Peter Roberts, managing director of the Gloucestershire-based printer, said he had been forced into the circa £40,000 investment following Agfa's decision to discontinue its Lithostar LAP-R plate range.
"It wasn't broke but I've been forced to replace it," he said. "We had three months warning to buy as many [LAP-R plates] as we could get and they've now run out."
According to Roberts there is no alternative to the red light LAP-R plate on the market and it was not possible to upgrade the company's Screen platesetter to image violet or thermal plates.
Clarendon Press was therefore faced with the choice of buying a new machine or outsourcing its platemaking, which would have cost five times as much as its existing inhouse CTP setup.
Roberts said: "Agfa allowed us to pre-order as many as we wanted at the end of last year, so we ordered a couple of thousand, which is quite an investment, in the full knowledge that we would run out of plates.
"Now that time has arrived and Ipex coincided with that so it seemed like a good time, but we could happily have run the Screen until my retirement. Nobody's going to spend that kind of money in this climate to replace something that isn't broken."

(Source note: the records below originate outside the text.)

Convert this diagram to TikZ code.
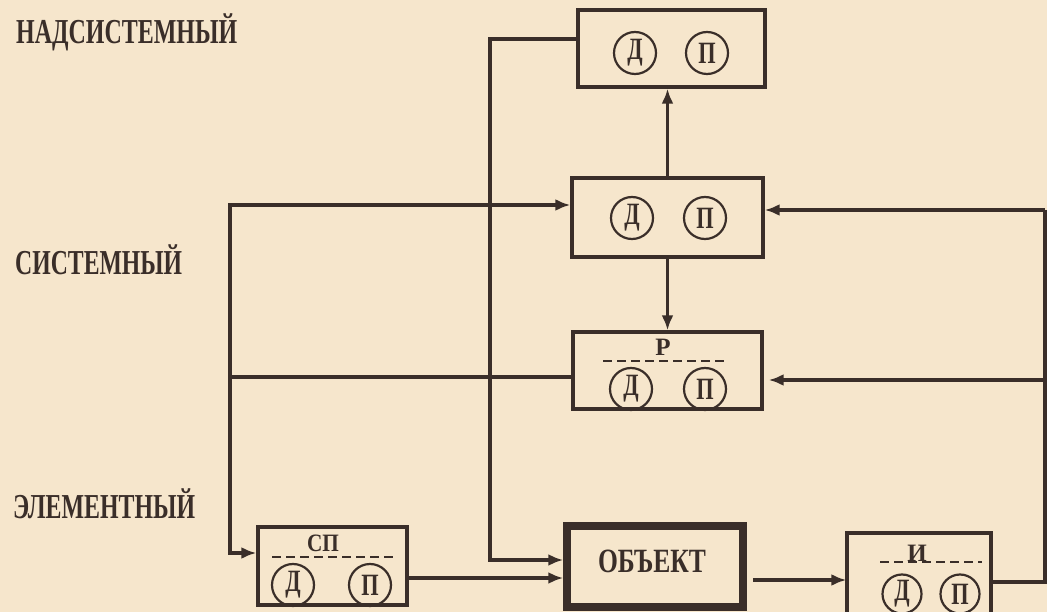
\documentclass[tikz,border=0pt]{standalone}
\usepackage{graphicx}
\usepackage{fontspec}
\setmainfont{Liberation Serif}
\usetikzlibrary{arrows.meta}
\definecolor{paper}{HTML}{F6E6CC}
\definecolor{ink}{HTML}{3A2E29}
\newcommand{\cnd}[2]{\scalebox{#1}[1]{#2}}
\begin{document}
\begin{tikzpicture}[x=1pt,y=-1pt,
  inkline/.style={draw=ink,line width=3.4pt},
  arr/.style={inkline,-{Latex[length=15pt,width=12pt]}},
  box/.style={draw=ink,line width=3.4pt,rectangle,inner sep=0},
  circ/.style={draw=ink,line width=2.2pt,circle,minimum size=42pt,inner sep=0,
     font=\fontsize{31}{31}\selectfont\bfseries,text=ink},
  lvl/.style={anchor=base west,inner sep=0,font=\fontsize{35}{35}\selectfont\bfseries,text=ink},
  smalltxt/.style={inner sep=0,font=\fontsize{25}{25}\selectfont\bfseries,text=ink},
  dashline/.style={draw=ink,line width=2.2pt,dash pattern=on 9pt off 5pt}
]
\useasboundingbox (0,0) rectangle (1047,612);
\fill[paper] (0,0) rectangle (1047,612);

% level labels
\node[lvl] (l1) at (16,44) {\resizebox{221pt}{\height}{НАДСИСТЕМНЫЙ}};
\node[lvl] (l2) at (15,275) {\resizebox{167pt}{\height}{СИСТЕМНЫЙ}};
\node[lvl] (l3) at (13,518) {\resizebox{182pt}{\height}{ЭЛЕМЕНТНЫЙ}};

% boxes
\node[box,minimum width=187pt,minimum height=77pt] (top) at (671.5,48.5) {};
\node[box,minimum width=191pt,minimum height=79pt] (mid) at (667.5,217.5) {};
\node[box,minimum width=189pt,minimum height=77pt] (pbox) at (667.5,370.5) {};
\node[box,minimum width=149pt,minimum height=78pt] (sp) at (332.5,566) {};
\node[box,line width=7.5pt,minimum width=176pt,minimum height=81pt] (obj) at (655,566.5) {};
\node[box,minimum width=144pt,minimum height=83pt] (ibox) at (919,574.5) {};

% top box contents
\node[circ] (td) at (635,53) {\cnd{0.72}{Д}};
\node[circ] (tp) at (707,53) {\cnd{0.72}{П}};
% middle box contents
\node[circ] (md) at (632,218) {\cnd{0.72}{Д}};
\node[circ] (mp) at (705,218) {\cnd{0.72}{П}};
% P box contents
\node[smalltxt] (pr) at (663,347) {Р};
\coordinate (pd1) at (603,361);
\coordinate (pd2) at (727,361);
\draw[dashline] (pd1) -- (pd2);
\node[circ] (pd) at (631,389) {\cnd{0.72}{Д}};
\node[circ] (pp) at (705,389) {\cnd{0.72}{П}};
% SP box contents
\node[smalltxt] (spt) at (323,543) {\cnd{0.85}{СП}};
\coordinate (sd1) at (272,557);
\coordinate (sd2) at (397,557);
\draw[dashline] (sd1) -- (sd2);
\node[circ] (sd) at (293,585) {\cnd{0.72}{Д}};
\node[circ] (spp) at (370,585) {\cnd{0.72}{П}};
% object
\node[inner sep=0,font=\fontsize{34}{34}\selectfont\bfseries,text=ink] (objt) at (652,561) {\resizebox{108pt}{\height}{ОБЪЕКТ}};
% I box contents
\node[smalltxt,anchor=base] (it) at (917,561) {И};
\coordinate (id1) at (880,562);
\coordinate (id2) at (982,562);
\draw[dashline] (id1) -- (id2);
\node[circ,minimum size=39pt] (idd) at (902,594) {\cnd{0.72}{Д}};
\node[circ,minimum size=39pt] (ip) at (960,594) {\cnd{0.72}{П}};

% connectors
\coordinate (jt) at (490,39);
\draw[arr] ([yshift=9.5pt]top.west) -- (jt) |- ([yshift=6.5pt]obj.west);

\coordinate (splitL) at (230,377);
\draw[inkline] ([yshift=-6.5pt]pbox.west) -- (splitL);
\draw[arr] (splitL) |- ([yshift=12.5pt]mid.west);
\draw[arr] (splitL) |- ([yshift=13pt]sp.west);

\draw[arr] (mid.north) -- (mid.north |- top.south);
\draw[arr] (mid.south) -- (mid.south |- pbox.north);

\draw[arr] ([yshift=-12pt]sp.east) -- ([yshift=-12pt]sp.east -| obj.west);
\draw[arr,shorten >=5pt] ([xshift=6pt,yshift=-13.5pt]obj.east) -- ([xshift=6pt,yshift=-13.5pt]obj.east -| ibox.west);

\coordinate (rb) at (1045,582);
\coordinate (rt) at (1045,210);
\coordinate (rp) at (1045,380);
\draw[inkline] ([yshift=-7.5pt]ibox.east) -- (rb) -- (rt);
\draw[arr] (rt) -- (rt -| mid.east);
\draw[arr,shorten >=5pt] (rp) -- (rp -| pbox.east);
\end{tikzpicture}
\end{document}
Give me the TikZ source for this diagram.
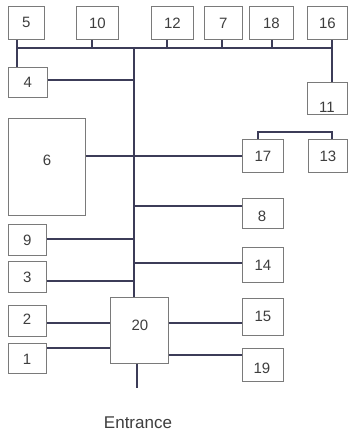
\documentclass[tikz,border=0pt]{standalone}
\usepackage{fontspec}
\setmainfont{Liberation Sans}
\definecolor{boxc}{HTML}{7A7A7A}
\definecolor{linec}{HTML}{3C3C58}
\definecolor{txtc}{HTML}{3E3E3E}
\begin{document}
\begin{tikzpicture}[x=1pt,y=-1pt,
  bx/.style={draw=boxc,line width=0.8pt,inner sep=0pt,text=txtc},
  ln/.style={draw=linec,line width=1.1pt}]
\useasboundingbox (0,0) rectangle (352,437);
\fill[white] (0,0) rectangle (352,437);
\newcommand{\bxat}[5]{\node[bx,minimum width=#4-#2,minimum height=#5-#3,anchor=north west] (#1) at (#2,#3) {};}
\bxat{b5}{8}{6}{44}{39}
\bxat{b10}{76}{6}{118}{39}
\bxat{b12}{151}{6}{193}{39}
\bxat{b7}{204}{6}{242}{39}
\bxat{b18}{249}{6}{293}{39}
\bxat{b16}{307}{6}{347}{39}
\bxat{b4}{8}{67}{47}{97}
\bxat{b11}{307}{82}{347}{114}
\bxat{b6}{8}{118}{85}{215}
\bxat{b17}{242}{139}{283}{172}
\bxat{b13}{308}{139}{347}{172}
\bxat{b8}{242}{198}{283}{228}
\bxat{b9}{8}{224}{46}{255}
\bxat{b14}{242}{247}{283}{282}
\bxat{b3}{8}{261}{46}{292}
\bxat{b20}{110}{297}{168}{363}
\bxat{b15}{242}{298}{283}{335}
\bxat{b2}{8}{305}{46}{336}
\bxat{b1}{8}{343}{46}{373}
\bxat{b19}{242}{348}{283}{381}
% labels
\tikzset{lb/.style={text=txtc,font=\fontsize{15}{17}\selectfont,inner sep=0pt}}
\node[lb] (t5) at (b5.center) {5};
\node[lb] (t10) at (b10.center) {10};
\node[lb] (t12) at (b12.center) {12};
\node[lb] (t7) at (b7.center) {7};
\node[lb] (t18) at (b18.center) {18};
\node[lb] (t16) at (b16.center) {16};
\node[lb] (t4) at (b4.center) {4};
\node[lb] (t11) at (327,107) {11};
\node[lb] (t6) at (47,160) {6};
\node[lb] (t17) at (b17.center) {17};
\node[lb] (t13) at (b13.center) {13};
\node[lb] (t8) at (262,216) {8};
\node[lb] (t9) at (b9.center) {9};
\node[lb] (t14) at (b14.center) {14};
\node[lb] (t3) at (b3.center) {3};
\node[lb] (t20) at (140,325) {20};
\node[lb] (t15) at (b15.center) {15};
\node[lb] (t2) at (27,319) {2};
\node[lb] (t1) at (27,359) {1};
\node[lb] (t19) at (262,368) {19};
\node[lb,font=\fontsize{17}{19}\selectfont] (ent) at (138,423) {Entrance};
% bus
\coordinate (busL) at (17,48);
\coordinate (busR) at (332,48);
\coordinate (trT) at (134,48);
\draw[ln] (busL) -- (busR);
\draw[ln] (b5.south -| busL) -- (b4.north -| busL);
\draw[ln] (b10.south -| 92,0) -- (92,48);
\draw[ln] (b12.south -| 167,0) -- (167,48);
\draw[ln] (b7.south -| 222,0) -- (222,48);
\draw[ln] (b18.south -| 272,0) -- (272,48);
\draw[ln] (b16.south -| busR) -- (b11.north -| busR);
% trunk
\draw[ln] (trT) -- (b20.north -| trT);
\draw[ln] (b4.east |- 0,80) -- (134,80);
\draw[ln] (b6.east |- 0,156) -- (b17.west |- 0,156);
\draw[ln] (134,206) -- (b8.west |- 0,206);
\draw[ln] (b9.east |- 0,239) -- (134,239);
\draw[ln] (134,263) -- (b14.west |- 0,263);
\draw[ln] (b3.east |- 0,281) -- (134,281);
% bracket 17-13
\draw[ln] (b17.north -| 258,0) -- (258,132) -- (332,132) -- (b13.north -| 332,0);
% box 20 links
\draw[ln] (b2.east |- 0,323) -- (b20.west |- 0,323);
\draw[ln] (b1.east |- 0,348) -- (b20.west |- 0,348);
\draw[ln] (b20.east |- 0,323) -- (b15.west |- 0,323);
\draw[ln] (b20.east |- 0,355) -- (b19.west |- 0,355);
\coordinate (entT) at (137,388);
\draw[ln] (b20.south -| entT) -- (entT);
\end{tikzpicture}
\end{document}
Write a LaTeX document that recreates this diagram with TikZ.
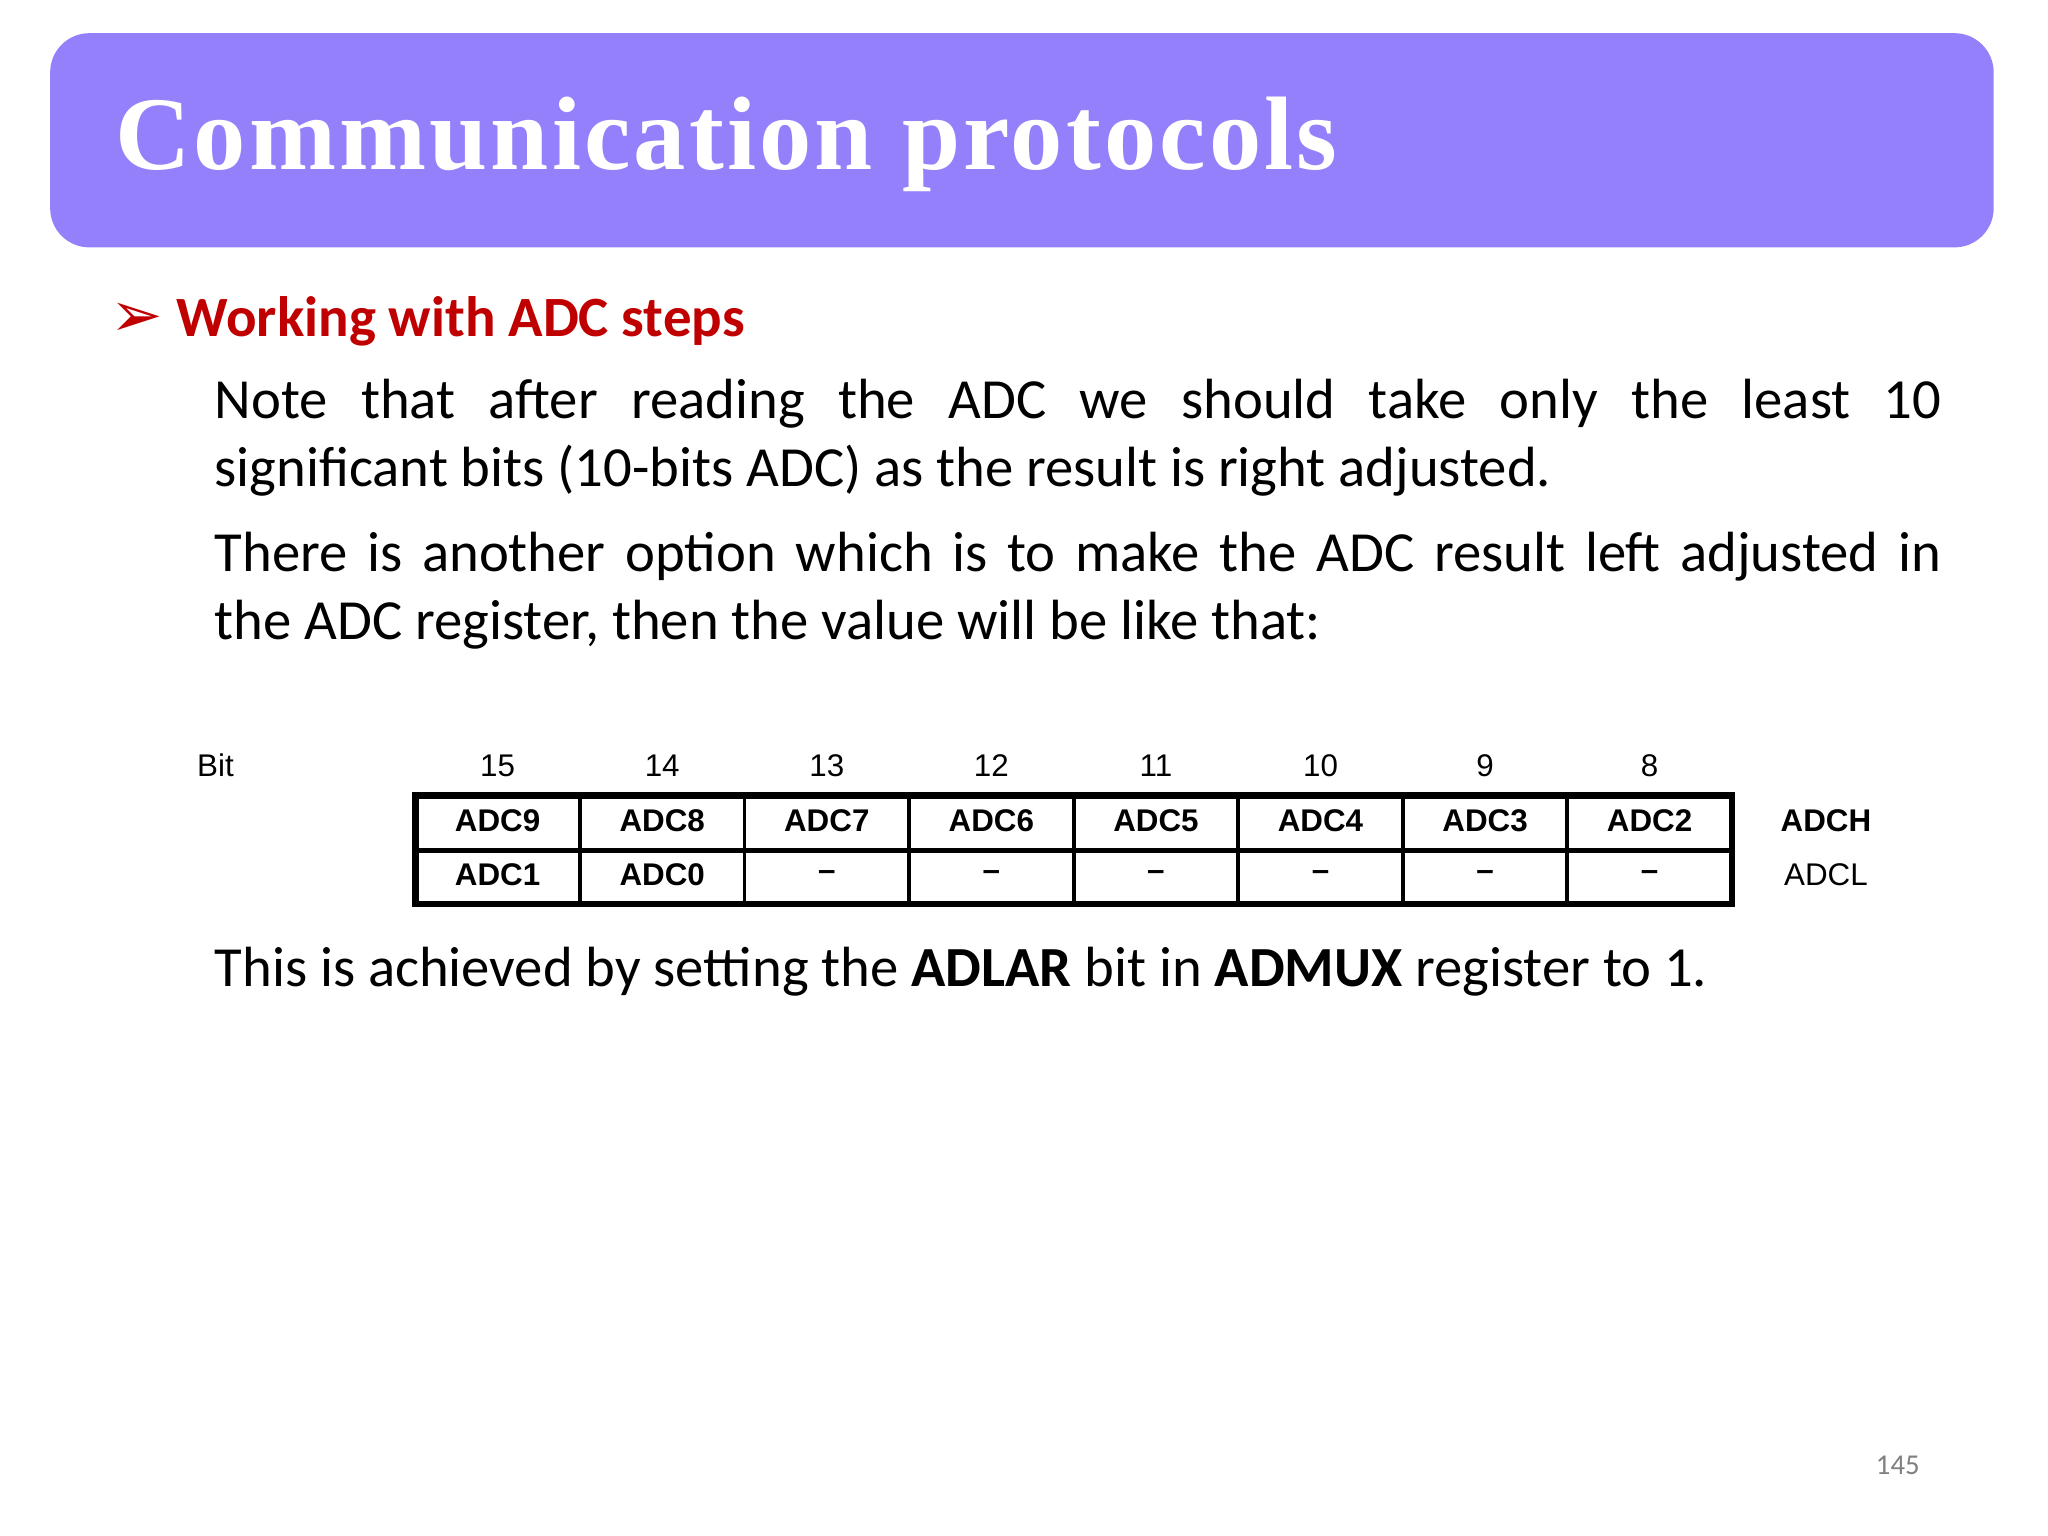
\documentclass[tikz,border=0pt]{standalone}
\usepackage{fontspec}
\setmainfont{Carlito}
\newfontfamily\titlefont[LetterSpace=3]{Liberation Serif}
\newfontfamily\arialf{Liberation Sans}
\newfontfamily\djv{DejaVu Sans}
\definecolor{titlebg}{HTML}{9380FA}
\definecolor{headred}{HTML}{C00000}
\begin{document}
\begin{tikzpicture}[x=0.5pt,y=-0.5pt,
  cell/.style={font=\arialf\bfseries\fontsize{12}{13}\selectfont,anchor=center},
  bitno/.style={font=\arialf\fontsize{12}{13}\selectfont,anchor=center},
  body/.style={anchor=north west,inner sep=0pt,text width=661pt,align=justify,font=\fontsize{21.7}{26}\selectfont}]
\useasboundingbox (0,0) rectangle (1568,1176);
\fill[white] (0,0) rectangle (1568,1176);
\node[fill=titlebg,rounded corners=15pt,minimum width=744pt,minimum height=82pt,anchor=north west,inner sep=0pt] (title) at (38,25) {};
\node[anchor=base west,inner sep=0pt,text=white,font=\titlefont\bfseries\fontsize{40}{44}\selectfont] (ttext) at (88,130) {Communication protocols};
\node[anchor=base west,inner sep=0pt,text=headred,font=\djv\fontsize{24}{26}\selectfont] (bul) at (84,258) {➢};
\node[anchor=base west,inner sep=0pt,text=headred,font=\bfseries\fontsize{21.8}{24}\selectfont] (head) at (135,258) {Working with ADC steps};
\node[body] (p1) at (164,290) {Note that after reading the ADC we should take only the least 10\linebreak significant bits (10-bits ADC) as the result is right adjusted.};
\node[body] (p2) at (164,407) {There is another option which is to make the ADC result left adjusted in\linebreak the ADC register, then the value will be like that:};
\node[bitno,anchor=center] (bit) at (165,586) {Bit};
\foreach \i/\b/\h/\l in {0/15/ADC9/ADC1,1/14/ADC8/ADC0,2/13/ADC7/–,3/12/ADC6/–,4/11/ADC5/–,5/10/ADC4/–,6/9/ADC3/–,7/8/ADC2/–}{
  \pgfmathsetmacro\cx{381+126*\i}
  \node[bitno] (b\i) at (\cx,586) {\b};
  \node[cell] (h\i) at (\cx,628) {\h};
  \node[cell] (l\i) at (\cx,670) {\l};
}
\foreach \x in {444,570,696,822,948,1074,1200}{\draw[line width=1.5pt] (\x,607) -- (\x,694);}
\draw[line width=2pt] (316,651) -- (1328,651);
\draw[line width=2.5pt] (318,609) rectangle (1326,692);
\node[cell] (adch) at (1398,628) {ADCH};
\node[bitno] (adcl) at (1398,670) {ADCL};
\node[anchor=base west,inner sep=0pt,font=\fontsize{21.7}{26}\selectfont] (p3) at (164,755) {This is achieved by setting the \textbf{ADLAR} bit in \textbf{ADMUX} register to 1.};
\node[anchor=center,text=gray,font=\fontsize{11}{13}\selectfont] (pg) at (1453,1122) {145};
\end{tikzpicture}
\end{document}
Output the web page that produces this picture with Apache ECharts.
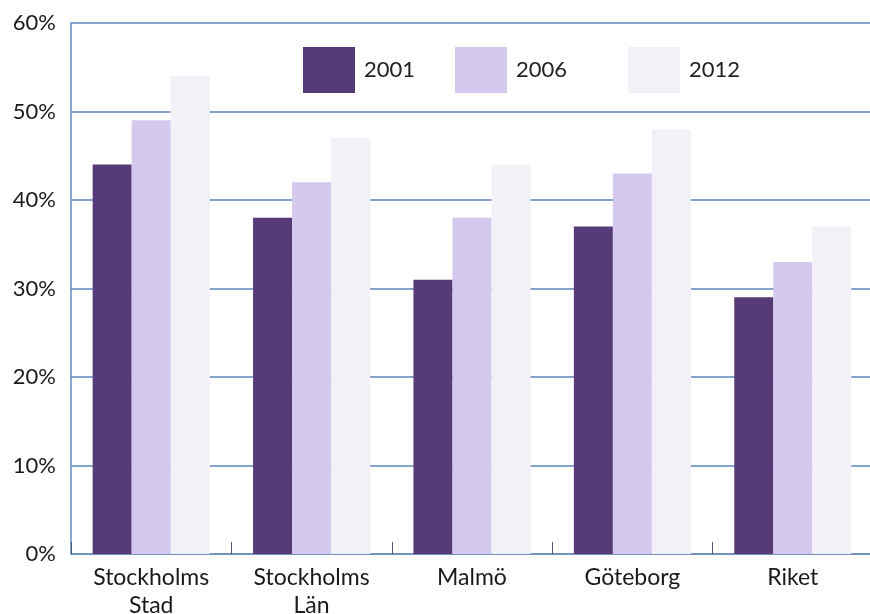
<!DOCTYPE html>
<html><head><meta charset="utf-8">
<script src="https://cdn.jsdelivr.net/npm/echarts@6/dist/echarts.min.js"></script>
<style>html,body{margin:0;padding:0;background:#fff}#c{width:870px;height:614px}</style>
</head><body><div id="c"></div>
<script>
const categories = ['Stockholms\nStad', 'Stockholms\nLän', 'Malmö', 'Göteborg', 'Riket'];
const seriesNames = ['2001', '2006', '2012'];
const v2001 = [44, 38, 31, 37, 29];
const v2006 = [49, 42, 38, 43, 33];
const v2012 = [54, 47, 44, 48, 37];
const yTicks = [0, 10, 20, 30, 40, 50, 60];

const colors = ['#573b78', '#d5c8ee', '#f3f1f8'];
const font = 'Lato';
const legendLefts = [303, 455, 628];
const chart = echarts.init(document.getElementById('c'));
chart.setOption({
  animation: false,
  textStyle: {fontFamily: font},
  legend: seriesNames.map((n, i) => ({
    top: 47, left: legendLefts[i], padding: 0,
    itemWidth: 52, itemHeight: 46,
    icon: 'rect',
    textStyle: {fontSize: 22, color: '#222', fontFamily: font, padding: [0,0,0,4]},
    data: [n]
  })),
  grid: {left: 71, right: -3, top: 23, bottom: 60, containLabel: false, outerBoundsMode: 'none'},
  xAxis: {
    type: 'category', data: categories,
    axisLine: {lineStyle: {color: '#6f8fb8', width: 1.5}},
    axisTick: {show: true, inside: true, length: 12, lineStyle: {color: '#555a70', width: 1}},
    axisLabel: {fontSize: 23, color: '#1a1a1a', lineHeight: 28, margin: 10, fontFamily: font}
  },
  yAxis: {
    type: 'value', min: yTicks[0], max: yTicks[yTicks.length-1], interval: 10,
    axisLine: {show: true, lineStyle: {color: '#5e8cc6', width: 1.5}},
    axisTick: {show: false},
    splitLine: {lineStyle: {color: '#5c86bb', width: 1.5}},
    axisLabel: {formatter: '{value}%', fontSize: 22, color: '#1a1a1a', margin: 15, fontFamily: font}
  },
  series: [
    {name: seriesNames[0], type: 'bar', data: v2001, itemStyle: {color: colors[0]}, barGap: '0%', barCategoryGap: '27%'},
    {name: seriesNames[1], type: 'bar', data: v2006, itemStyle: {color: colors[1]}},
    {name: seriesNames[2], type: 'bar', data: v2012, itemStyle: {color: colors[2]}}
  ]
});
</script></body></html>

In addition to the cost of the new platesetter, Clarendon has had to foot the bill to send its now obsolete Screen PFR 1050 to landfill.
Roberts said that while it was "environmentally disastrous" to have to send a half tonne platesetter to landfill, the company would make environmental gains from its Alinte 4, because it uses much less chemistry.
"I'm pleased to have [the FFEI machine] but it's been a bitter pill," added Roberts.
The FFEI platesetter was the first to be sold by Marlowe Graphic Services since it announced its distribution deal with the Hemel Hempstead-based manufacturer in May.
The Alinte 4 SAL can image up to 34 four-page plates an hour at 1,200dpi, or 24 plates an hour at 2,400dpi. Its 120-plate capacity casette supports plate sizes up to 765x686mm and the CTP system can incorporate either industry-standard or custom plate punching.
Clarendon has now switched to Agfa's LAP-V violet plates for use with its new platesetter.
Commenting on Agfa's decision to discontinue the LAP-R plate range, Agfa UK managing director Laurence Roberts said: "Obviously technology moves on and we won't make products for ever.
"Once a product reaches the end of its useful life and the orders drop below a certain volume it becomes uneconomical to make."